Burgenlandkreis Burgenlandkreis: Beschimpfungen inklusive

WEISSENFELS/MZ. - "Ein bisschen Angst verspüre ich, aber die lasse ich mir nicht anmerken", sagte Ines Schiller, die im Jobcenter in Naumburg im Wachschutz tätig ist. Und das umso mehr, seit am vergangenen Donnerstag in Frankfurt / Main in einem Jobcenter eine Frau von einer Polizistin erschossen wurde. Sie hatte zuvor randaliert und war mit einem Messer auf einen Polizisten losgegangen. Die MZ hörte sich aus dem Grund im Jobcenter um, wie sich die Situation hier darstellt. Der Vorfall könne sich überall ereignen, meinte Ines Schiller, die Beschimpfungen kennt. Die nehme sie sich jedoch nicht zu Herzen. "Sonst geht man daran kaputt."
Beschimpfungen und Beleidigungen gehören für die Mitarbeiter des Jobcenters Burgenlandkreis zumeist am Monatsende zur Tagesordnung, erklärte Geschäftsführer Berndt Lampe. ",Ihr seid doch faul und dumm, du blöde Kuh' und noch schlimmere Ausdrücke zählen dazu." 2010 mussten fünf Hausverbote ausgesprochen werden. Oft sei Alkohol im Spiel. "Manchmal ist es unerträglich", sagte der Naumburger Teamleiter Olaf Pfefferkorn.

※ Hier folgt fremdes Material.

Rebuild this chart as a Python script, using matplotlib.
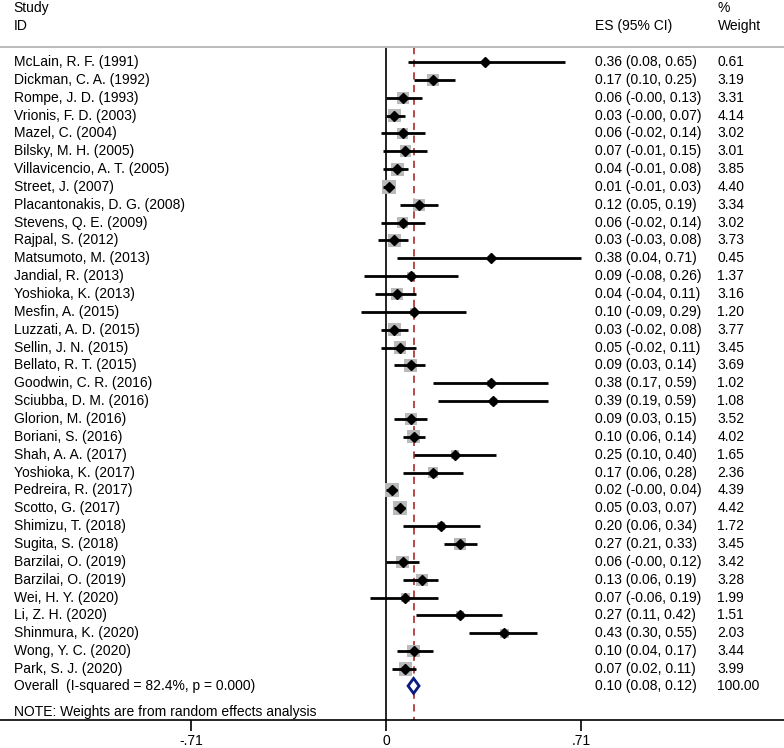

Kriegen einige Leistungsempfänger ihr Geld nicht rechtzeitig, sei "Kampftag" angesagt.
Teamleiter Kay Leuthold aus Zeitz bestätigte das. Die Mitarbeiter in der Eingangszone würden den meisten Frust abbekommen, die "brauchen ein dickes Fell". Es sei aber vorgekommen, dass einer Beleidigung am Tag darauf eine Entschuldigung folgte. "Körperlich bin ich noch nicht angegriffen worden, aber einige haben vor Wut schon den Tisch angehoben", erklärte eine Naumburger Mitarbeiterin. "Was man sich hier teilweise gefallen lassen muss, ist fragwürdig." Aggressivität sei eindeutig vorhanden. Dabei gebe sie sich alle Mühe, die gelegentlichen Bedrohungen nicht an sich herankommen zu lassen.

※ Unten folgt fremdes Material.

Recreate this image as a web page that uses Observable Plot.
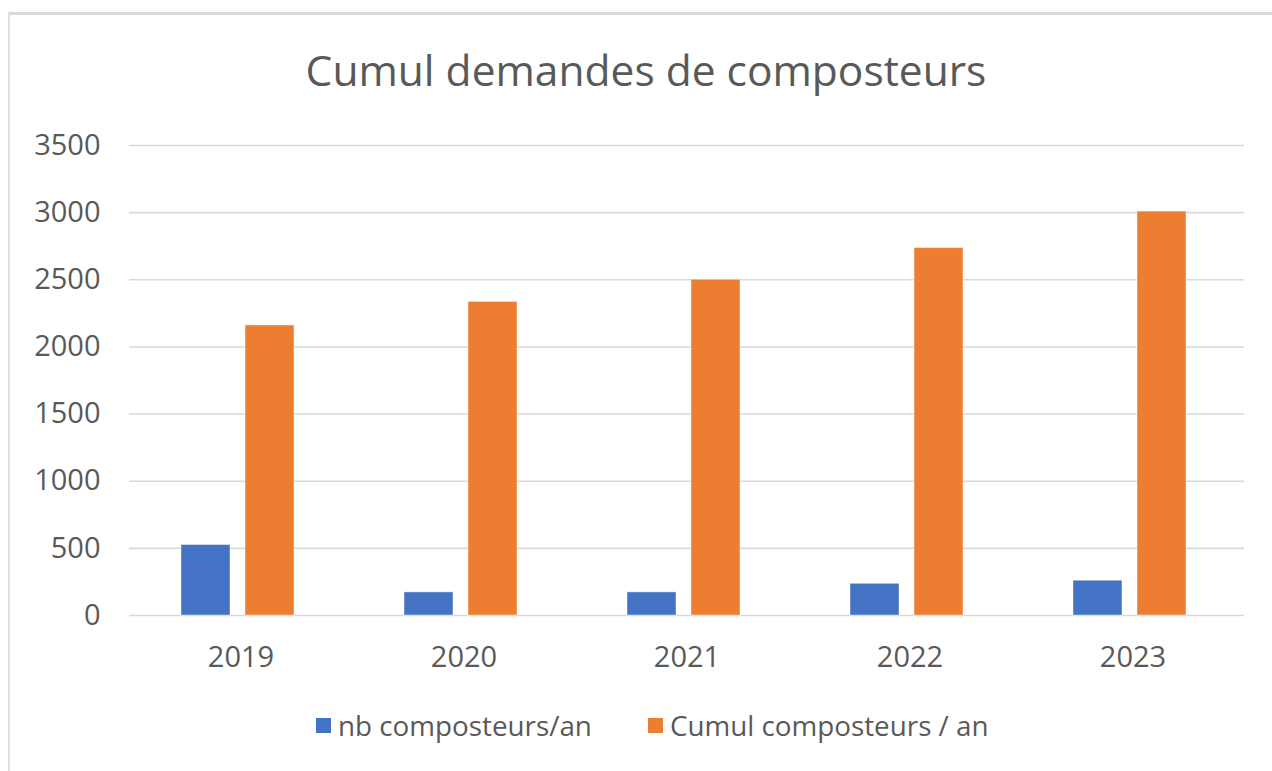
<!DOCTYPE html>
<html>
<head>
<meta charset="utf-8">
<script src="https://cdn.jsdelivr.net/npm/d3@7"></script>
<script src="https://cdn.jsdelivr.net/npm/@observablehq/plot@0.6"></script>
<style>
  html, body { margin: 0; padding: 0; background: #fff; overflow: hidden; }
  body { width: 1272px; height: 771px; position: relative; font-family: "Open Sans", sans-serif; color: #595959; }
  #frame { position: absolute; left: 8px; top: 12px; width: 1300px; height: 800px;
           border-top: 3px solid #d9d9d9; border-left: 2px solid #e0e0e0; box-sizing: border-box; }
  #title { position: absolute; left: 0; width: 1292px; top: 49px; text-align: center;
           font-size: 42.5px; line-height: 1; white-space: nowrap; }
  #chart { position: absolute; left: 0; top: 0; }
  #legend { position: absolute; left: 316px; top: 712px; display: flex; align-items: center;
            font-size: 27.8px; line-height: 1; white-space: nowrap; }
  .item { display: flex; align-items: center; }
  .sw { width: 15px; height: 15px; margin-right: 7px; }
</style>
</head>
<body>
<div id="frame"></div>
<div id="chart"></div>
<div id="title">Cumul demandes de composteurs</div>
<div id="legend"></div>
<script>
const years = ["2019", "2020", "2021", "2022", "2023"];
const nbParAn = [525, 172, 172, 236, 259];
const cumulParAn = [2160, 2335, 2500, 2736, 3008];
const seriesNames = ["nb composteurs/an", "Cumul composteurs / an"];
const seriesColors = ["#4472C4", "#ED7D31"];
const yTicks = [0, 500, 1000, 1500, 2000, 2500, 3000, 3500];

const data = years.flatMap((yr, i) => [
  {year: yr, serie: seriesNames[0], value: nbParAn[i]},
  {year: yr, serie: seriesNames[1], value: cumulParAn[i]}
]);

const chart = Plot.plot({
  width: 1272,
  height: 700,
  marginLeft: 127,
  marginRight: 27,
  marginTop: 145,
  marginBottom: 85,
  style: {fontFamily: "'Open Sans', sans-serif", fontSize: "29px", color: "#595959", background: "transparent", overflow: "visible"},
  fx: {domain: years, padding: 0, label: null, tickSize: 0, tickPadding: 31, axis: "bottom"},
  x: {domain: seriesNames, axis: null, paddingInner: 0.23, paddingOuter: 0.84, align: 0.47},
  y: {domain: [0, 3500], ticks: yTicks, tickSize: 0, tickPadding: 29, label: null, tickFormat: d => String(d)},
  color: {domain: seriesNames, range: seriesColors},
  marks: [
    Plot.ruleY(yTicks, {stroke: "#d9d9d9", strokeWidth: 1.6}),
    Plot.barY(data, {fx: "year", x: "serie", y: "value", fill: "serie", stroke: "#ffffff", strokeOpacity: 0.45, strokeWidth: 1})
  ]
});
document.getElementById("chart").appendChild(chart);

const legend = document.getElementById("legend");
seriesNames.forEach((name, i) => {
  const item = document.createElement("div");
  item.className = "item";
  if (i > 0) item.style.marginLeft = "56px";
  const sw = document.createElement("div");
  sw.className = "sw";
  sw.style.background = seriesColors[i];
  const label = document.createElement("span");
  label.textContent = name;
  item.appendChild(sw);
  item.appendChild(label);
  legend.appendChild(item);
});
</script>
</body>
</html>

Ähnliche Töne gab es in Weißenfels. "Ein bisschen mulmig ist mir nach dem Vorfall in Frankfurt / Main schon", so Mitarbeiterin Mandy Motz. Doch sei das nicht bei allen Kunden des Jobcenters der Fall. Nur bei einigen beschleiche sie ein komisches Gefühl, meinte ihre Kollegin Heidi Busse. Es sei gut, einen Wachschutz zu haben. "An Beschimpfungen habe ich mich gewöhnt", so Wachschutzmitarbeiter Erhard Käding. In Halle wurde er vor Jahren mit einem Messer angegriffen. In Weißenfels sei das noch nicht passiert. Die Kehrseite der Medaille schilderte Annett Föhre-Thurau (31) aus Weißenfels, die Leistungen des Jobcenters bezieht. "Es kommt darauf an, zu welchem Mitarbeiter man kommt. Da gibt es Unterschiede." Zwar seien viele nett und freundlich, doch es gebe auch etliche, die einen von oben herab behandeln. "Ich suche eine Arbeit als Verkäuferin, werde aber mit in den Topf zu denen geworfen, die wahrscheinlich keine Arbeit suchen." "Mich nervt, wenn ich ständig einen anderen Ansprechpartner habe", so ein anderer Kunde. Ähnlich sah das ein 50-Jähriger aus Laßnitz-Hasseltal, der am Montag in Naumburg im Jobcenter was zu regeln hatte. Eine Behördenmitarbeiterin habe ihn gefragt, ob er sich Holz zum Heizen besorgen könne. Die Frage habe er ehrlich mit Ja beantwortet. Daraufhin sei ihm die Heizungszulage gestrichen worden. "Ich könnte mir gut vorstellen, dass andere da ausgerastet wären", sagte der Mann. Wenn gespart werden solle, dann solle man "oben anfangen" und nicht beim kleinen Mann. Im Großen und Ganzen könne er sich über die Mitarbeiter nicht beklagen. "Die machen nur ihren Job." Das sah Karla Grau (52) aus Naumburg ebenso, die die Mitarbeiter ob ihres zuvorkommenden Auftretens lobte.
Im Jobcenter sind 370 Mitarbeiter beschäftigt, die im Burgenlandkreis 30 000 Kunden betreuen.